__Written exercise__.
Print the entries below exactly as they appear, from the first line up to and including the line with "return (H - B - y) / ph". Do not print any pictures.

═══ Records for this exercise

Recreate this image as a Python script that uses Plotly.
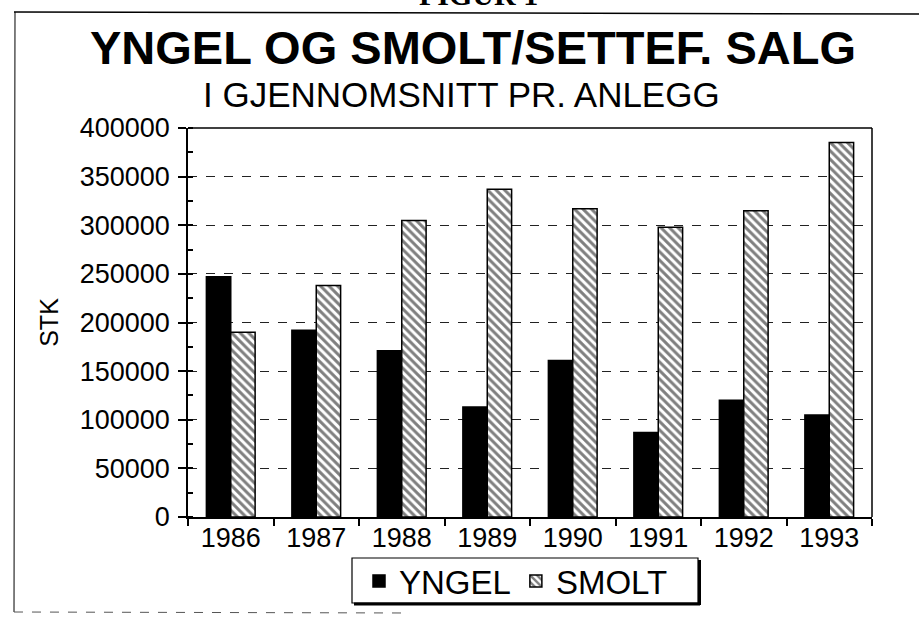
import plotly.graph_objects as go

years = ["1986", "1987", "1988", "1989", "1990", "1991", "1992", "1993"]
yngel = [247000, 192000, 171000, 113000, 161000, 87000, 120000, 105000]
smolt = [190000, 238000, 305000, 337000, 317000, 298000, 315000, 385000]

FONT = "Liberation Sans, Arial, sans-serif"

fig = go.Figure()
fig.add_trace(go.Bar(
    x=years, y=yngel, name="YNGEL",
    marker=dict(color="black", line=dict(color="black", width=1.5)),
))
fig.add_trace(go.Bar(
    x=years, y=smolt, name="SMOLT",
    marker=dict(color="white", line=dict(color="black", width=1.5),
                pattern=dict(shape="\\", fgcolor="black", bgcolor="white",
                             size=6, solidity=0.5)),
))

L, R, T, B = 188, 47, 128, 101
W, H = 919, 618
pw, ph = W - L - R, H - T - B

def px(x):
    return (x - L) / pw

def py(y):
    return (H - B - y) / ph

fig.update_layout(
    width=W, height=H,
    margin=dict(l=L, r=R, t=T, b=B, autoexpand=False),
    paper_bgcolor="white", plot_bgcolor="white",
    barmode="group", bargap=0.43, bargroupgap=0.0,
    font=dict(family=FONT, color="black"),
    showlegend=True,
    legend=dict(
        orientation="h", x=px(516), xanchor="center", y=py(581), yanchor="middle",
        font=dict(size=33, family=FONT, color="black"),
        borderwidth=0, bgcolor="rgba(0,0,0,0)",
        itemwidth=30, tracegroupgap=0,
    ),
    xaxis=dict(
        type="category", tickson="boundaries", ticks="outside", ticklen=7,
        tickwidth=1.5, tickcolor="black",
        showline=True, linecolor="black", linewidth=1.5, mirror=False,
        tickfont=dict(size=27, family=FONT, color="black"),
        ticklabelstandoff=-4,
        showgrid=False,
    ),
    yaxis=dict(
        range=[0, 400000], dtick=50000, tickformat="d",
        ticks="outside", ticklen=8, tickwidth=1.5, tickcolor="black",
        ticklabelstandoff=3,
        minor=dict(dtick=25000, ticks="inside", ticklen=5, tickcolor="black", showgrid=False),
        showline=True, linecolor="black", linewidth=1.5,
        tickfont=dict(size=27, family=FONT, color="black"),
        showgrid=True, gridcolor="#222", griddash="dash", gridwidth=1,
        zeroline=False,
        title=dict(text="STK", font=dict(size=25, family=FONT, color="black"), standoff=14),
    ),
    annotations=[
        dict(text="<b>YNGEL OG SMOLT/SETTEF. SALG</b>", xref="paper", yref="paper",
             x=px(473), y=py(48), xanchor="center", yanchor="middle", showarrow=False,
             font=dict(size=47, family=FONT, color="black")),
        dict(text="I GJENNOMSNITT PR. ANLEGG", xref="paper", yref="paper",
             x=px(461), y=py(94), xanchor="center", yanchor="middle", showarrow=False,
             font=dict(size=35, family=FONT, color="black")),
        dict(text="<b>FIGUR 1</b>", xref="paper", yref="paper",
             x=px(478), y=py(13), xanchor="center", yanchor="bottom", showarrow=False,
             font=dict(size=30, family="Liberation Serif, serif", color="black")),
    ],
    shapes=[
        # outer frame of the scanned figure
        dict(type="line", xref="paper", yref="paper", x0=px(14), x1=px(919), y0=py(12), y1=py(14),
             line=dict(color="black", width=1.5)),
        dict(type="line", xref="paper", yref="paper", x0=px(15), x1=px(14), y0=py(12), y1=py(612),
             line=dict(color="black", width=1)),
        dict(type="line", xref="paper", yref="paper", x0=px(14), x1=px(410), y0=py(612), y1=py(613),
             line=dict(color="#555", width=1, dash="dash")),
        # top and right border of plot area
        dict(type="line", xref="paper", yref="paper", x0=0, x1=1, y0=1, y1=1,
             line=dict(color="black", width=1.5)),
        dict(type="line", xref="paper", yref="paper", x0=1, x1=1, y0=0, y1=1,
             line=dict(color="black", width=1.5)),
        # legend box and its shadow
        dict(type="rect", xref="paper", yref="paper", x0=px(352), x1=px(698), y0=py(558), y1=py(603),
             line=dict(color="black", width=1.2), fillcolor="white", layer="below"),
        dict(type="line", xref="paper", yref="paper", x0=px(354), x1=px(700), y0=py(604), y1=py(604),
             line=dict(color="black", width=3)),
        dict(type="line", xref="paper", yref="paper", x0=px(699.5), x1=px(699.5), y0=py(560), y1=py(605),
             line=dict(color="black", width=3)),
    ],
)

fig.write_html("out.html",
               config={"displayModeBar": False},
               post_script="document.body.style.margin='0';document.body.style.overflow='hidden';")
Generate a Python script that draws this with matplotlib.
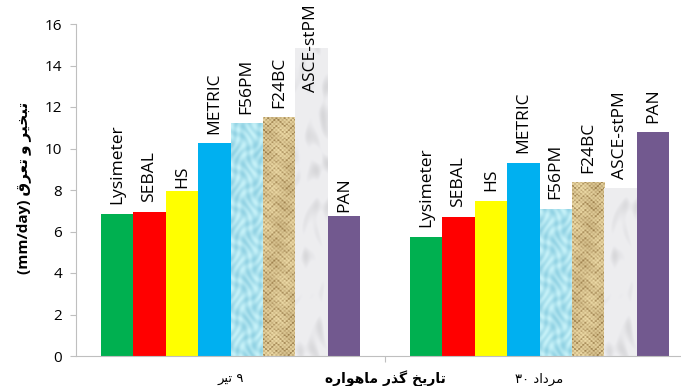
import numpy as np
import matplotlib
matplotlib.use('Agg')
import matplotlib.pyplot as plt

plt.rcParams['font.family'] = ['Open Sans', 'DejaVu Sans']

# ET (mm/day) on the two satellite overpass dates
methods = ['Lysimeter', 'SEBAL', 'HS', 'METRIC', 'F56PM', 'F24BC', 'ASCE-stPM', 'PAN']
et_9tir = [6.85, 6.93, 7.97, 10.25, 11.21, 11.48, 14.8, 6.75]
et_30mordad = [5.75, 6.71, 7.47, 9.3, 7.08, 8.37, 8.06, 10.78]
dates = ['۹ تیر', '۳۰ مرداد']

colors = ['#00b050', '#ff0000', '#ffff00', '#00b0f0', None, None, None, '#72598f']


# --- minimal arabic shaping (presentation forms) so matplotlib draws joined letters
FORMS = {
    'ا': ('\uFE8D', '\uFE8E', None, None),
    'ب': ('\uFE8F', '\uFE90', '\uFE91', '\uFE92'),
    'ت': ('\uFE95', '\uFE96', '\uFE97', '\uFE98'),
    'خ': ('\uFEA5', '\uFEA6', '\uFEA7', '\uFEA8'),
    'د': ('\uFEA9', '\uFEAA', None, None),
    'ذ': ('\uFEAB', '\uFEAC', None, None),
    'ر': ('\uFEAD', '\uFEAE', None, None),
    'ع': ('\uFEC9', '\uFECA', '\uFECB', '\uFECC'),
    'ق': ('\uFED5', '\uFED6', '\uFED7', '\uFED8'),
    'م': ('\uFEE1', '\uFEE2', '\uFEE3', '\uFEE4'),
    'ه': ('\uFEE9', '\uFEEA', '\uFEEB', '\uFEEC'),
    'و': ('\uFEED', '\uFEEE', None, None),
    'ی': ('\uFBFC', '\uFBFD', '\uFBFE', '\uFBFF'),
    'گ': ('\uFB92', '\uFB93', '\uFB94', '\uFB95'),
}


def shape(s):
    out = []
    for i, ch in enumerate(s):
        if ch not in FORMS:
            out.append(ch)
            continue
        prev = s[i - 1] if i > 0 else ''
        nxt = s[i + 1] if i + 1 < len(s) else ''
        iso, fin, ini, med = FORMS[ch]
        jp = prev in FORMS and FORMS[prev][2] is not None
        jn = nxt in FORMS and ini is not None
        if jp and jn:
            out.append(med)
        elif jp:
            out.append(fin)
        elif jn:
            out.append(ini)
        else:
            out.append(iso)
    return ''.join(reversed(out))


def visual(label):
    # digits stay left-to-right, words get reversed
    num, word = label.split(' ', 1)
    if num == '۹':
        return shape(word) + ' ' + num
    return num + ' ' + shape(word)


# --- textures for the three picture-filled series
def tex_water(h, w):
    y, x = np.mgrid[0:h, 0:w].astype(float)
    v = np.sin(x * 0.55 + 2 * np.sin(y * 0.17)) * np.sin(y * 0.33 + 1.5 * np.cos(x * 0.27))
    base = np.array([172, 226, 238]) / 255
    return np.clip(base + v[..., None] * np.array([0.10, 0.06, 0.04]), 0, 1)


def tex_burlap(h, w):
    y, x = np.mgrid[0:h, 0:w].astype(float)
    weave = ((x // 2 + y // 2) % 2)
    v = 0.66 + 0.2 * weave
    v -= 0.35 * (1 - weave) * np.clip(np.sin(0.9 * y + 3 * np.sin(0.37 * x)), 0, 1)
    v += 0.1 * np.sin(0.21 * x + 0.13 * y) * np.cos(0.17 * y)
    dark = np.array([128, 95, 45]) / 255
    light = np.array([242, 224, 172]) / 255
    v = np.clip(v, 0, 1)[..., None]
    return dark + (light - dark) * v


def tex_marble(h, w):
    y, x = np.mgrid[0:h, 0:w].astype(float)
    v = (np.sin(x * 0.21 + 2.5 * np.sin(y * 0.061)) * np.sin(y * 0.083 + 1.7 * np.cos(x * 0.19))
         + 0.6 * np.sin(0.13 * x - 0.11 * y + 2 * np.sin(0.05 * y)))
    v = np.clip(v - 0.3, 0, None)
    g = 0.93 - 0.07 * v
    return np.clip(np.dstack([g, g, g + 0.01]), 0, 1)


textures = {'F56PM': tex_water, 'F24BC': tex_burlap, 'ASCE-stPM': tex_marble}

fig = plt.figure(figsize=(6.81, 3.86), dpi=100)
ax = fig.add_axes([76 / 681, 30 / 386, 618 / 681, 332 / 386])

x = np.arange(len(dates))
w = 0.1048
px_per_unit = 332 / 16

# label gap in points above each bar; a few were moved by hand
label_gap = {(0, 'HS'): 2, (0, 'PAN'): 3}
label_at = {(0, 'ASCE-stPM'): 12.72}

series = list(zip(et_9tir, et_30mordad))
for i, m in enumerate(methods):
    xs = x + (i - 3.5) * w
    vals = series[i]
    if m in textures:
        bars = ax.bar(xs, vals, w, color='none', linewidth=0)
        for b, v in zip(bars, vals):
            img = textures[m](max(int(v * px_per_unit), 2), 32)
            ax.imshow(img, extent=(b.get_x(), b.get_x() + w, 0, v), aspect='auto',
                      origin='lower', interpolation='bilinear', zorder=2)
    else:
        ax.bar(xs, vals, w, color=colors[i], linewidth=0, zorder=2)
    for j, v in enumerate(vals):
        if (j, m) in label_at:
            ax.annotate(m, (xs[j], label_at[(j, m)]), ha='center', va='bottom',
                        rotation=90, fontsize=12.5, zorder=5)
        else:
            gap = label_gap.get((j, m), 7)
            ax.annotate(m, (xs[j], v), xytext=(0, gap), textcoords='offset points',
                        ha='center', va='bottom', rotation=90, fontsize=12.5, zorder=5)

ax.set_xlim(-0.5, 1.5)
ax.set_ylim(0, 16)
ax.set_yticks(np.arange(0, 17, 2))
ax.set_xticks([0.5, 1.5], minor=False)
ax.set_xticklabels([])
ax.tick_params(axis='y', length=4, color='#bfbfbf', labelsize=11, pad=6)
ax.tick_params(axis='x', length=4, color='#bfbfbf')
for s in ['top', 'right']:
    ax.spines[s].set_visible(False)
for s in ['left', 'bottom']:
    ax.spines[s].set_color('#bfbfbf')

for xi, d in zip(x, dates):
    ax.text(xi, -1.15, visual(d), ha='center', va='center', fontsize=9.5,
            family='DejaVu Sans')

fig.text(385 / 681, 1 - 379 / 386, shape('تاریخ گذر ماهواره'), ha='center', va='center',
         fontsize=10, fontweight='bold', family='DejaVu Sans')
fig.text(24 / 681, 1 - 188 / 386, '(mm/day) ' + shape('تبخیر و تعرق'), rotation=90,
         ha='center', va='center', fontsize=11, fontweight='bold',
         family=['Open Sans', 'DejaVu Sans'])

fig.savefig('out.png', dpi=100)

══════

__Completed exercise__.
Recreate this image as a Python script that uses Plotly.
import plotly.graph_objects as go

years = ["1986", "1987", "1988", "1989", "1990", "1991", "1992", "1993"]
yngel = [247000, 192000, 171000, 113000, 161000, 87000, 120000, 105000]
smolt = [190000, 238000, 305000, 337000, 317000, 298000, 315000, 385000]

FONT = "Liberation Sans, Arial, sans-serif"

fig = go.Figure()
fig.add_trace(go.Bar(
    x=years, y=yngel, name="YNGEL",
    marker=dict(color="black", line=dict(color="black", width=1.5)),
))
fig.add_trace(go.Bar(
    x=years, y=smolt, name="SMOLT",
    marker=dict(color="white", line=dict(color="black", width=1.5),
                pattern=dict(shape="\\", fgcolor="black", bgcolor="white",
                             size=6, solidity=0.5)),
))

L, R, T, B = 188, 47, 128, 101
W, H = 919, 618
pw, ph = W - L - R, H - T - B

def px(x):
    return (x - L) / pw

def py(y):
    return (H - B - y) / ph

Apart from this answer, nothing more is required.